Include the line containing "4, 4, 2, 2, 0]" and all lines before it, repeated exactly from the listing below, without pictures.

-------- Dataset excerpt --------

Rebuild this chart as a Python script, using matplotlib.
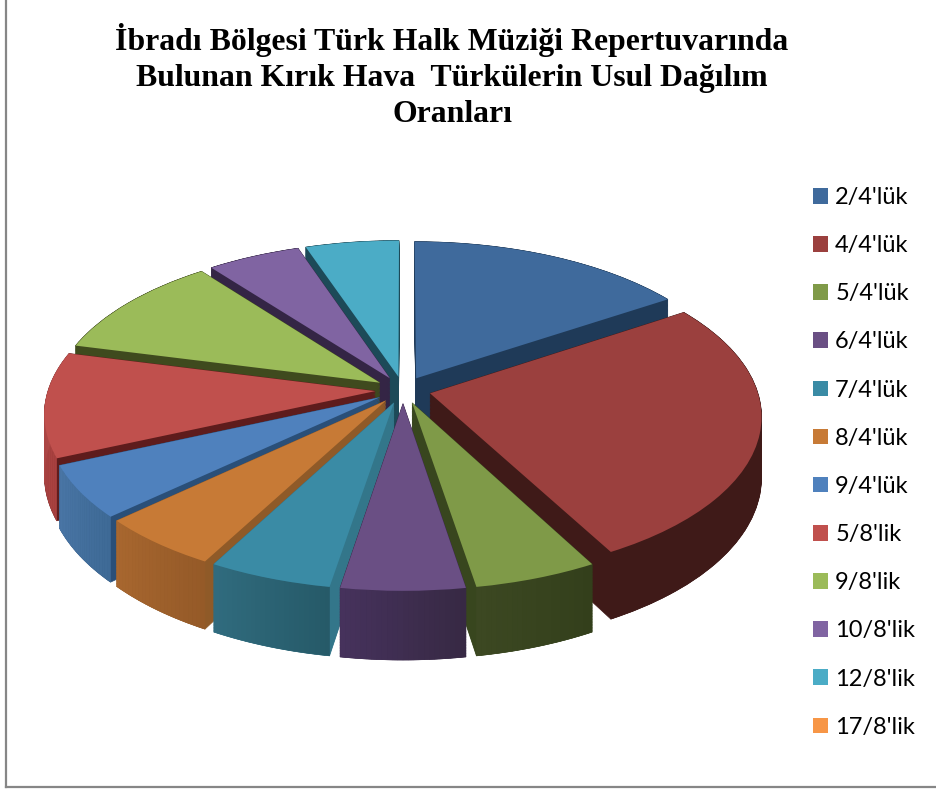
import numpy as np
import matplotlib
matplotlib.use("Agg")
import matplotlib.pyplot as plt
from matplotlib.lines import Line2D
from matplotlib.patches import Wedge
from matplotlib.transforms import Transform
from matplotlib.colors import to_rgb

title = "İbradı Bölgesi Türk Halk Müziği Repertuvarında\nBulunan Kırık Hava  Türkülerin Usul Dağılım\nOranları"
labels = ["2/4'lük", "4/4'lük", "5/4'lük", "6/4'lük", "7/4'lük", "8/4'lük",
          "9/4'lük", "5/8'lik", "9/8'lik", "10/8'lik", "12/8'lik", "17/8'lik"]
counts = [6, 10, 2, 2, 2, 2, 2, 4, 4, 2, 2, 0]

top_colors = ["#3f6a9c", "#9b403e", "#7f9a48", "#6a4f84", "#3a8ba5", "#c77a36",
              "#4f81bd", "#c0504d", "#9bbb59", "#8064a2", "#4bacc6", "#f79646"]
cut_colors = ["#1f3a58", "#3f1a18", "#38461e", "#3b2a4a", "#33768a", "#8f5a28",
              "#2a4f78", "#5e1c1c", "#3f4a1e", "#342545", "#1d4a58", "#f79646"]
wall_left = ["#1f3a58", "#3f1a18", "#3c4822", "#46325c", "#306b7e", "#a8672f",
             "#4a76a6", "#b04c4a", "#3f4a1e", "#342545", "#1d4a58", "#f79646"]
wall_right = ["#1f3a58", "#3f1a18", "#333f1b", "#372944", "#265a68", "#955a28",
              "#3e6a96", "#a8403f", "#3f4a1e", "#342545", "#1d4a58", "#f79646"]

explode_by = 0.085
CX, CY = 403, 390
RX, RY = 327, 158
HEIGHT = 59
PERSP = 0.135


def project(x, y, z):
    s = 1 / (1 + PERSP * y)
    return CX + RX * x * s, CY - (RY * y - HEIGHT * z) * s


class Project(Transform):
    input_dims = 2
    output_dims = 2

    def __init__(self, z):
        super().__init__()
        self.z = z

    def transform_non_affine(self, values):
        px, py = project(values[:, 0], values[:, 1], self.z)
        return np.column_stack([px, py])


fig = plt.figure(figsize=(9.36, 7.89), dpi=100, facecolor="white")
ax = fig.add_axes([0, 0, 1, 1])

wedges, _ = ax.pie(counts, explode=[explode_by] * len(counts), startangle=90,
                   counterclock=False, colors=top_colors, radius=1,
                   wedgeprops={"linewidth": 0})
ax.set_aspect("auto")

# back slices first, front ones last
order = sorted([i for i in range(len(counts)) if counts[i] > 0],
               key=lambda i: -np.sin(np.radians((wedges[i].theta1 + wedges[i].theta2) / 2)))
z_layers = np.linspace(1, 0, 45)

for n, i in enumerate(order):
    w = wedges[i]
    base = n * 10 + 1
    for z in z_layers:
        ax.add_patch(Wedge(w.center, w.r, w.theta1, w.theta2, facecolor=cut_colors[i],
                           edgecolor=cut_colors[i], linewidth=0.5, clip_on=False,
                           transform=Project(z) + ax.transData, zorder=base))
    # outer wall, shaded in narrow strips
    angles = np.radians(np.linspace(w.theta2, w.theta1, 25))
    c0, c1 = np.array(to_rgb(wall_right[i])), np.array(to_rgb(wall_left[i]))
    for j in range(len(angles) - 1):
        a = angles[j:j + 2]
        x = w.center[0] + w.r * np.cos(a)
        y = w.center[1] + w.r * np.sin(a)
        xt, yt = project(x, y, 0)
        xb, yb = project(x, y, 1)
        col = c0 + (c1 - c0) * j / (len(angles) - 2)
        ax.fill(np.r_[xt, xb[::-1]], np.r_[yt, yb[::-1]], color=col, linewidth=0.4,
                clip_on=False, zorder=base + 1)
    w.set_transform(Project(0) + ax.transData)
    w.set_zorder(base + 2)

ax.set_xlim(0, 936)
ax.set_ylim(789, 0)
ax.axis("off")

fig.text(452 / 936, 1 - 76 / 789, title, ha="center", va="center", fontsize=22.9,
         fontweight="bold", family="Liberation Serif", color="black", linespacing=1.3)

ax.legend(wedges, labels, loc="upper left", bbox_to_anchor=(813 / 936, 1 - 187 / 789),
          frameon=False, prop={"family": "Lato", "size": 17}, handlelength=0.64,
          handleheight=0.64, handletextpad=0.3, labelspacing=1.15, borderpad=0,
          borderaxespad=0)

border = "#868686"
fig.add_artist(Line2D([5.5 / 936, 5.5 / 936], [1 - 787 / 789, 1], color=border, lw=1.6))
fig.add_artist(Line2D([5.5 / 936, 1], [1 - 787 / 789, 1 - 787 / 789], color=border, lw=1.6))

fig.savefig("out.png", dpi=100)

--------

## Result of this task
Rebuild this chart as a Python script, using matplotlib.
import numpy as np
import matplotlib
matplotlib.use("Agg")
import matplotlib.pyplot as plt
from matplotlib.lines import Line2D
from matplotlib.patches import Wedge
from matplotlib.transforms import Transform
from matplotlib.colors import to_rgb

title = "İbradı Bölgesi Türk Halk Müziği Repertuvarında\nBulunan Kırık Hava  Türkülerin Usul Dağılım\nOranları"
labels = ["2/4'lük", "4/4'lük", "5/4'lük", "6/4'lük", "7/4'lük", "8/4'lük",
          "9/4'lük", "5/8'lik", "9/8'lik", "10/8'lik", "12/8'lik", "17/8'lik"]
counts = [6, 10, 2, 2, 2, 2, 2, 4, 4, 2, 2, 0]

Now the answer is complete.